Mort en l’an 2000, John Sladek semble bien oublié de nos jours. Né dans l’Iowa, il est cependant à Londres en plein cœur de la New Wave britannique, et de la revue New Worlds qui rassemble Michael Moorcock, Brian Aldiss ou encore J. G. Ballard. Il écrit d’abord deux romans avec son compatriote Thomas Disch, dont seul Black Alice a été traduit en français.
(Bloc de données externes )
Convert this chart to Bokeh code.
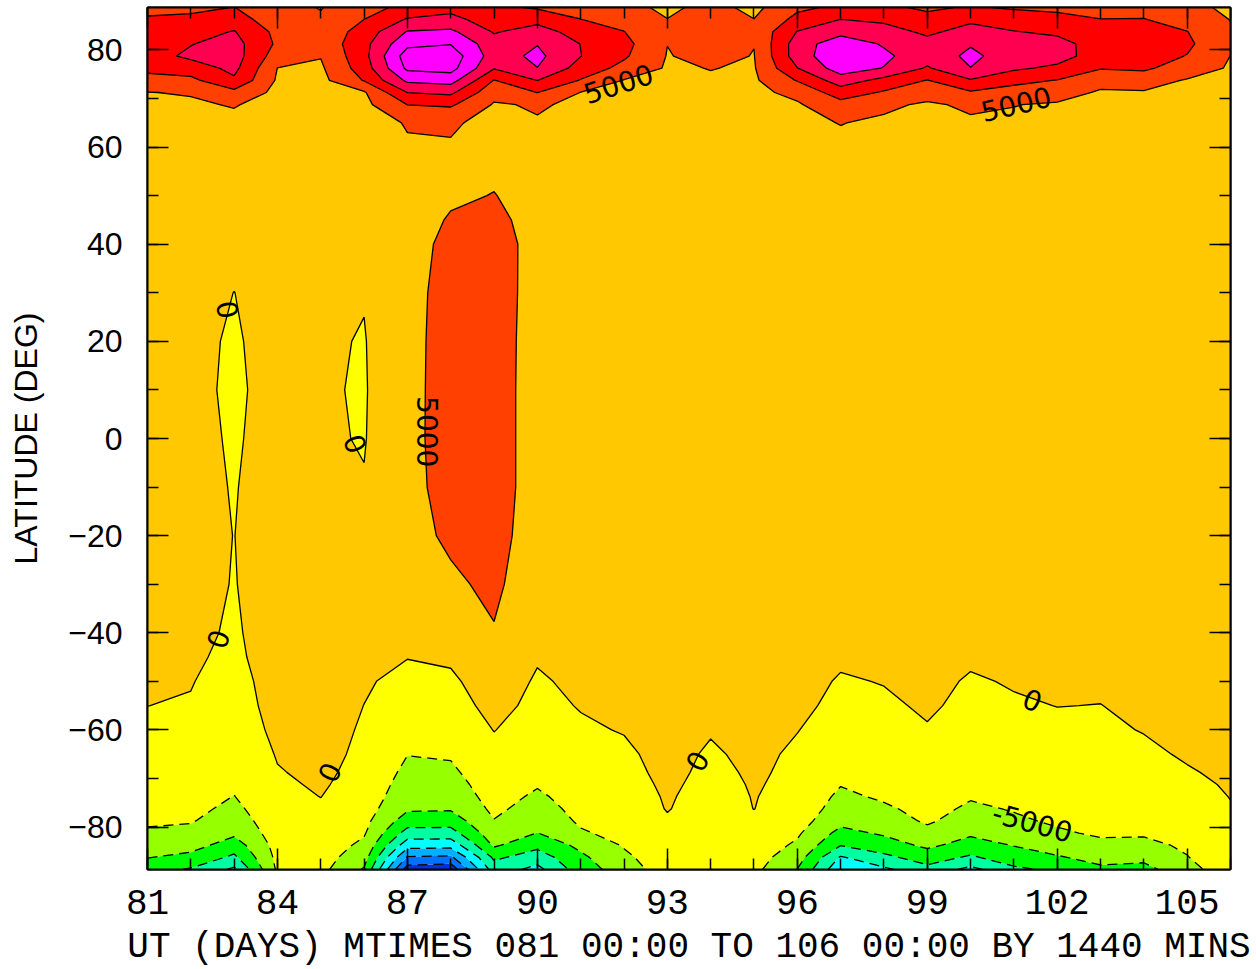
import numpy as np
from bokeh.plotting import figure
from bokeh.models import LinearAxis, FixedTicker
from bokeh.core.properties import value
from bokeh.embed import file_html
from bokeh.resources import INLINE

# ---------------- data ----------------
DAYS = list(range(81, 107))
LATS = [-88.75, -86.25, -83.75, -81.25, -78.75, -76.25, -73.75, -71.25, -68.75,
        -65, -60, -55, -50, -45, -40, -30, -20, -10, 0, 10, 20, 30, 40,
        45, 50, 55, 60, 65, 68.75, 71.25, 73.75, 76.25, 78.75, 81.25, 83.75, 86.25, 88.75]

# one latitude profile (south -> north) per day
D081 = [-13000, -9800, -7600, -5400, -4600, -3900, -3300, -2800, -2300, -1700, -900, 20, 700, 1300, 1700, 2000, 2200, 2300, 2400, 2400, 2400, 2400, 2500, 2600, 2700, 2800, 3000, 3800, 4500, 4900, 8300, 11200, 13000, 13300, 12500, 10600, 8600]
D082 = [-15500, -11500, -8000, -6100, -4700, -3800, -3100, -2500, -2000, -1400, -900, -300, 200, 800, 1300, 1500, 1300, 1700, 1800, 1500, 1500, 2000, 2500, 2600, 2700, 2900, 3100, 3600, 4400, 5300, 8800, 12500, 16000, 14800, 13000, 11000, 9000]
D083 = [-21000, -16000, -12500, -9000, -7300, -6100, -5100, -4500, -4000, -3500, -3200, -2500, -1800, -1200, -700, -200, -50, -300, -700, -1000, -700, -50, 1500, 2000, 2300, 2500, 2500, 3800, 5300, 8500, 14200, 16300, 17200, 16800, 15300, 12000, 10100]
D084 = [-4200, -3700, -3200, -2700, -2200, -1700, -1200, -700, -250, 300, 1300, 2000, 2200, 2900, 2800, 2500, 2450, 2700, 2480, 2200, 2500, 2400, 2300, 2300, 2300, 2200, 2000, 2600, 3200, 3800, 4400, 4950, 7500, 9200, 8700, 7500, 6500]
D085 = [-3600, -2900, -2200, -1600, -1000, -500, 50, 500, 900, 1300, 1600, 1700, 1600, 1400, 1200, 1000, 800, 600, 450, 370, 500, 900, 1300, 1500, 1700, 1900, 2000, 2200, 2700, 3200, 3700, 4300, 5200, 6500, 6300, 5600, 4800]
D086 = [-10500, -8000, -6100, -4500, -3600, -2900, -2300, -1800, -1400, -900, -450, -30, 400, 700, 900, 800, 600, 200, -200, -300, -200, 200, 700, 1000, 1500, 1900, 2200, 2500, 3800, 4500, 10300, 12500, 13500, 13500, 12200, 10050, 8000]
D087 = [-37500, -30500, -23000, -17000, -12500, -9300, -7900, -7000, -6100, -4900, -3300, -2000, -1000, 100, 1300, 2800, 3400, 3500, 3500, 3450, 3500, 3500, 3500, 3400, 3300, 3300, 4400, 5400, 10050, 15050, 21000, 26000, 27500, 23800, 20300, 15500, 11500]
D088 = [-38500, -31000, -23200, -17000, -12700, -9500, -8100, -7000, -5900, -4500, -2800, -1600, -700, 600, 2000, 4200, 5800, 6800, 7200, 7200, 7000, 6700, 6000, 5300, 4500, 4300, 4800, 5300, 10700, 16000, 22000, 26800, 28000, 24800, 21000, 16500, 13500]
D089 = [-17500, -14000, -9300, -6900, -5200, -4000, -3100, -2400, -1800, -1100, 100, 1200, 2200, 3200, 4700, 6000, 6800, 7000, 7000, 7000, 7000, 6900, 6500, 5800, 5100, 4500, 4000, 4300, 4600, 6500, 9800, 15300, 17500, 17000, 14600, 12500, 11000]
D090 = [-21500, -17600, -13600, -10100, -8300, -7000, -5800, -4600, -3700, -2800, -1800, -1000, -450, 350, 1000, 1800, 2500, 3000, 3000, 3000, 3100, 3400, 3770, 3800, 3700, 3600, 3700, 4700, 5400, 10100, 15050, 19900, 21200, 19800, 17200, 13500, 9500]
D091 = [-12500, -11000, -8800, -5500, -4300, -3500, -2900, -2300, -1800, -1200, -500, 200, 800, 1400, 1800, 2200, 2500, 2700, 2800, 2800, 2800, 2800, 2900, 2900, 2900, 3000, 3000, 3600, 4300, 4900, 9700, 13000, 15100, 14900, 12800, 10100, 8200]
D092 = [-7500, -6000, -4600, -3700, -3000, -2500, -2000, -1600, -1200, -700, 200, 800, 1200, 1600, 1900, 2200, 2400, 2500, 2500, 2500, 2500, 2500, 2500, 2500, 2500, 2500, 2500, 3000, 3600, 4200, 4800, 8500, 10700, 11500, 10100, 8000, 6500]
D093 = [-2500, -2000, -1500, -1000, -450, 200, 400, 700, 1000, 1300, 1700, 2000, 2200, 2300, 2400, 2500, 2500, 2500, 2500, 2500, 2500, 2500, 2500, 2500, 2500, 2400, 2300, 2800, 3300, 3700, 4100, 4500, 4800, 5050, 5600, 5100, 4000]
D094 = [-4700, -4000, -3300, -2800, -2300, -1900, -1500, -1200, -900, -500, 300, 900, 1300, 1700, 2000, 2300, 2500, 2500, 2500, 2500, 2500, 2500, 2500, 2500, 2500, 2500, 2400, 3000, 3600, 4100, 4600, 5100, 6200, 7000, 7200, 7000, 6500]
D095 = [-3750, -3000, -2200, -1500, -700, 50, 150, 300, 500, 900, 1600, 2000, 2200, 2400, 2500, 2500, 2500, 2500, 2500, 2500, 2500, 2500, 2500, 2500, 2500, 2500, 2500, 3000, 3500, 3900, 4300, 4600, 4850, 5100, 6000, 5100, 3800]
D096 = [-10100, -7800, -5800, -4300, -3000, -2000, -1300, -900, -750, -600, 100, 800, 1400, 1800, 2100, 2400, 2500, 2500, 2500, 2500, 2500, 2500, 2500, 2500, 2500, 2500, 3300, 4200, 4500, 6200, 10300, 14900, 17500, 17500, 15200, 11500, 9000]
D097 = [-24000, -20500, -14800, -11500, -8500, -7100, -6000, -4800, -3800, -2700, -1600, -900, -350, 600, 1300, 2000, 2400, 2600, 2700, 2700, 2700, 2700, 2700, 2800, 3000, 3300, 4200, 5100, 8200, 12500, 17500, 22500, 24000, 23000, 18500, 15100, 11000]
D098 = [-21000, -16200, -12300, -9300, -7200, -5800, -4300, -3300, -2600, -1900, -1200, -600, 150, 800, 1400, 2000, 2400, 2500, 2600, 2600, 2600, 2600, 2600, 2800, 3000, 3300, 3900, 4400, 5700, 9500, 13500, 19800, 21000, 19500, 17200, 14000, 11000]
D099 = [-16500, -12700, -9000, -6300, -4400, -3400, -2700, -2100, -1600, -1000, -250, 500, 1100, 1600, 1900, 2200, 2400, 2500, 2500, 2500, 2500, 2500, 2500, 2500, 2600, 2800, 3500, 4200, 4500, 6500, 9800, 14500, 17000, 16800, 14000, 11500, 9200]
D100 = [-21500, -15700, -12000, -9200, -7000, -5800, -4600, -3600, -2800, -1900, -1300, -900, -400, 600, 1300, 2000, 2400, 2600, 2600, 2600, 2600, 2600, 2600, 2700, 2900, 3200, 4000, 4500, 5600, 9400, 14600, 19900, 21100, 19600, 17000, 14000, 10500]
D101 = [-16000, -12400, -9800, -7500, -5700, -4700, -3800, -3000, -2400, -1700, -1000, -400, 300, 1000, 1500, 2000, 2400, 2500, 2500, 2500, 2500, 2500, 2500, 2600, 2700, 3000, 3800, 4400, 5100, 7800, 11500, 15800, 17500, 17000, 15200, 12500, 9500]
D102 = [-14000, -10500, -7500, -5600, -4400, -3600, -3000, -2400, -1900, -1300, -700, 50, 700, 1300, 1700, 2100, 2400, 2500, 2500, 2500, 2500, 2500, 2500, 2500, 2600, 2800, 3500, 4100, 4600, 6500, 9800, 14000, 17000, 16500, 14200, 11500, 9000]
D103 = [-11000, -8300, -6000, -4400, -3500, -2900, -2400, -2000, -1600, -1100, -600, -50, 600, 1200, 1600, 2000, 2300, 2400, 2400, 2400, 2400, 2400, 2400, 2400, 2500, 2700, 3300, 3900, 4400, 4600, 6200, 10300, 12500, 13000, 12000, 10100, 8500]
D104 = [-11500, -8800, -6300, -4400, -3400, -2700, -2100, -1700, -1300, -700, 150, 800, 1300, 1700, 1900, 2200, 2400, 2400, 2400, 2400, 2400, 2400, 2400, 2400, 2500, 2600, 3200, 3800, 4300, 4700, 6600, 11000, 12300, 12500, 11600, 10200, 8300]
D105 = [-7000, -5200, -4200, -3500, -2800, -2200, -1600, -900, -300, 400, 900, 1500, 1900, 2100, 2300, 2400, 2400, 2400, 2400, 2400, 2400, 2400, 2400, 2400, 2400, 2500, 3000, 3500, 4000, 4500, 4700, 7000, 9800, 11000, 10100, 8000, 6000]
D106 = [-1600, -1300, -1000, -750, -500, -250, 100, 400, 700, 1100, 1500, 1900, 2100, 2200, 2300, 2300, 2300, 2300, 2300, 2300, 2300, 2300, 2300, 2300, 2300, 2300, 2800, 3300, 3700, 4000, 4300, 4600, 4950, 5300, 5400, 4900, 4300]

COLUMNS = [D081, D082, D083, D084, D085, D086, D087, D088, D089, D090, D091, D092, D093,
           D094, D095, D096, D097, D098, D099, D100, D101, D102, D103, D104, D105, D106]

LEVELS = [-40000, -35000, -30000, -25000, -20000, -15000, -10000, -5000,
          0, 5000, 10000, 15000, 20000, 25000, 30000]
BAND_COLORS = ["#0030E0", "#0070FF", "#00B0FF", "#00FFFF", "#00FFA0", "#00FF00", "#96FF00",
               "#FFFF00", "#FFC800", "#FF4000", "#FF0000", "#FF0050", "#FF00FF", "#FF00FF"]
NEG_LINE_LEVELS = [-35000, -30000, -25000, -20000, -15000, -10000, -5000]
POS_LINE_LEVELS = [0, 5000, 10000, 15000, 20000, 25000]

X_TICKS = list(range(81, 106, 3))
Y_TICKS = list(range(-80, 81, 20))
Y_MINOR = list(range(-80, 81, 10))

LABEL_TEXT = ["5000", "5000", "5000", "0", "0", "0", "0", "0", "0", "-5000"]
LABEL_DAY = [91.87, 101.05, 87.47, 82.85, 85.8, 82.63, 85.2, 93.69, 101.43, 101.43]
LABEL_LAT = [73.1, 68.9, 1.4, 26.5, -1.1, -41.3, -68.7, -66.4, -53.85, -79.0]
LABEL_ANGLE = [18, 13, -90, -80, -70, 72, 65, 60, -23, -15]

Z = np.array(COLUMNS, dtype=float).T

# ---------------- figure ----------------
p = figure(frame_width=1083, frame_height=862, x_range=(81, 106), y_range=(-88.75, 88.75),
           output_backend="svg", toolbar_location=None,
           min_border_left=147, min_border_right=26, min_border_top=7, min_border_bottom=0)
p.grid.visible = False
p.outline_line_color = "black"
p.outline_line_width = 2

p.contour(x=DAYS, y=LATS, z=Z, levels=LEVELS, fill_color=BAND_COLORS, line_color=None)
p.contour(x=DAYS, y=LATS, z=Z, levels=NEG_LINE_LEVELS, fill_color=None,
          line_color="black", line_width=1.3, line_dash="10 6")
p.contour(x=DAYS, y=LATS, z=Z, levels=POS_LINE_LEVELS, fill_color=None,
          line_color="black", line_width=1.3)

p.text(x=LABEL_DAY, y=LABEL_LAT, text=LABEL_TEXT, angle=LABEL_ANGLE, angle_units="deg",
       text_font=value("DejaVu Sans"), text_font_size="28px", text_align="center",
       text_baseline="middle", text_color="black")


def style_ticks(ax, major, minor):
    ax.ticker = FixedTicker(ticks=major, minor_ticks=minor)
    ax.major_tick_in = 21
    ax.major_tick_out = 0
    ax.minor_tick_in = 11
    ax.minor_tick_out = 0
    ax.major_tick_line_color = "black"
    ax.minor_tick_line_color = "black"
    ax.major_tick_line_width = 1.5
    ax.minor_tick_line_width = 1.5
    ax.axis_line_color = "black"
    ax.axis_line_width = 2


xb = p.xaxis[0]
style_ticks(xb, X_TICKS, DAYS)
xb.major_label_text_font = "Liberation Mono"
xb.major_label_text_font_size = "36px"
xb.major_label_text_color = "black"
xb.major_label_standoff = 20
xb.axis_label = "UT (DAYS) MTIMES 081 00:00 TO 106 00:00 BY 1440 MINS"
xb.axis_label_text_font = "Liberation Mono"
xb.axis_label_text_font_size = "36px"
xb.axis_label_text_font_style = "normal"
xb.axis_label_text_color = "black"
xb.axis_label_standoff = 10

yl = p.yaxis[0]
style_ticks(yl, Y_TICKS, Y_MINOR)
yl.major_label_text_font = "Liberation Sans"
yl.major_label_text_font_size = "32px"
yl.major_label_text_color = "black"
yl.major_label_standoff = 25
yl.axis_label = "LATITUDE (DEG)"
yl.axis_label_text_font = "Liberation Sans"
yl.axis_label_text_font_size = "32px"
yl.axis_label_text_font_style = "normal"
yl.axis_label_text_color = "black"
yl.axis_label_standoff = 21

top = LinearAxis()
style_ticks(top, X_TICKS, DAYS)
top.major_label_text_font_size = "0px"
top.major_label_text_color = None
top.major_label_standoff = 0
p.add_layout(top, "above")

right = LinearAxis()
style_ticks(right, Y_TICKS, Y_MINOR)
right.major_label_text_font_size = "0px"
right.major_label_text_color = None
right.major_label_standoff = 0
p.add_layout(right, "right")

open("out.html", "w").write(file_html(p, INLINE))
Il publie ensuite des romans de science-fiction déjantés, comme Mécasme ou L’Effet Müller-Fokker, sur lesquels il faudra revenir, ainsi qu’un recueil de nouvelles, Un garçon à vapeur, magistrale suite de pastiches des grands maîtres de la science-fiction.
Il publie aussi deux romans policiers, liés par le même détective, Thackeray Phin : L’Aura maléfique et L’Invisible Monsieur Levert. Ce dernier roman, Invisible Green, est d’abord traduit en 1979 dans la collection « Red Label » des éditions PAC. Il reparaît dans la traduction de Jean-Paul Gratias en 1987, dans la collection « Polars » de Clancier-Guénaud. Cette collection, dirigée par François Guérif, publia entre autres des romans et recueils de nouvelles de John Dickson Carr, Mildred Davis, David Goodis et surtout Fredric Brown.
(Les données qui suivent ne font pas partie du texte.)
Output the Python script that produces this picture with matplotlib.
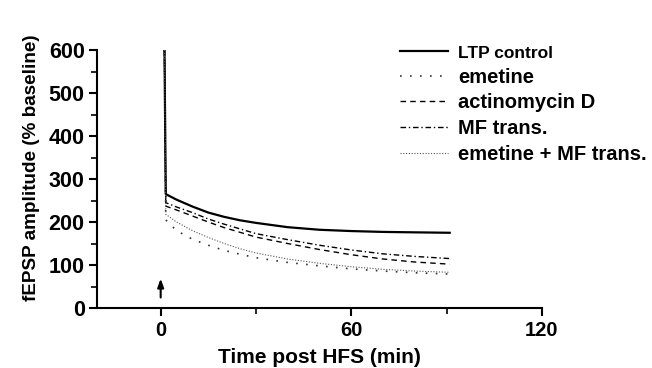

Le roman commence en automne 1939, à Londres, lors de la séance photo d’un club d’amateurs de romans policiers, « Les Maître du mystère ». Cette passion commune rassemble des personnages hétéroclites, du militaire paranoïaque à l’artiste peintre bohème, en passant par l’aristocrate alcoolique, le chimiste timide et l’agent de police sadique. Sans oublier Miss Dorothea Pharaoh, la seule femme du groupe. La réunion ne fait que souligner des dissensions déjà vives :
Un jour, alors que la boisson l’avait rendu malheureusement trop loquace, il avait livré à Latimer le fond de sa pensée. Il l’avait hurlé, à vrai dire :
« Un vice répugnant, vous dis-je ! Il faut y mettre un terme immédiatement, mon garçon, avant de devenir idiot. »
Rougissant jusqu’aux oreilles, le pauvre garçon avant tenté de se justifier en bégayant de plus belle, mais Sir Tony poursuivait déjà :
« Vous devez absolument vous reprendre en main ! »
Mais Hyde était intervenu.
« C’est justement ce qu’il ne faut pas faire ! »
Trente-cinq ans plus tard, Miss Pharaoh décide de réunir les anciens « maîtres du mystère » pour la première fois depuis la fin de la guerre. Le plus âgé d’entre eux est mort, tous les autres ont traversé les années, fait carrière dans leur domaine, et accueillent chacun à sa manière cette invitation inattendue. Le paranoïaque major Stokes, qui notait déjà toutes les déclarations de ceux qui l’entouraient, téléphone à Dorothea pour lui révéler qu’il est la proie d’un certain Levert, qui menace de le tuer et a déjà fait un sort à son chat. Ébranlée, Miss Pharaoh décide d’en parler à son ami détective, Thackeray Phin, qui se met alors en planque devant le domicile du vieillard. Le lendemain, quand il sonne à la porte du major, celui-ci est déjà mort.
Le reste du roman sera le récit de l’élucidation de ce crime parfait, qui renouvelle le thème du meurtre en chambre – en l’occurrence, dans les toilettes. Cette précision n’est pas inutile, tant le roman regorge de détails incongrus, depuis les manies des différents personnages aux circonstances inexplicables des meurtres, en passant par les jeux sur le chromatisme ou les écrits délirants du major Stokes. Car il y aura encore deux assassinats, tous ayant pour victimes d’anciens membres du club. L’élément le moins farfelu du roman n’est pas l’enquêteur mis en vedette : comme l’annonce son nom insolite, Thackeray Phin est le type même du détective excentrique. Le trait le plus voyant de cette excentricité se trouve être ses tenues extravagantes : en plus de vêtements criards, il arbore généralement, et avec le plus grand naturel, un casque colonial… Mais c’est surtout un esprit brillant, capable de déchiffrer les codes les plus tirés par les cheveux. Après des chapitres à tourner en rond sans comprendre grand-chose de l’imbroglio de fausses pistes et de détails bizarres, la solution lui parviendra avec l’aide d’indices communiqués d’outre-tombe par l’une des victimes.
Une lecture parfaite pour les amateurs d’énigmes tordues et d’humour noir loufoque.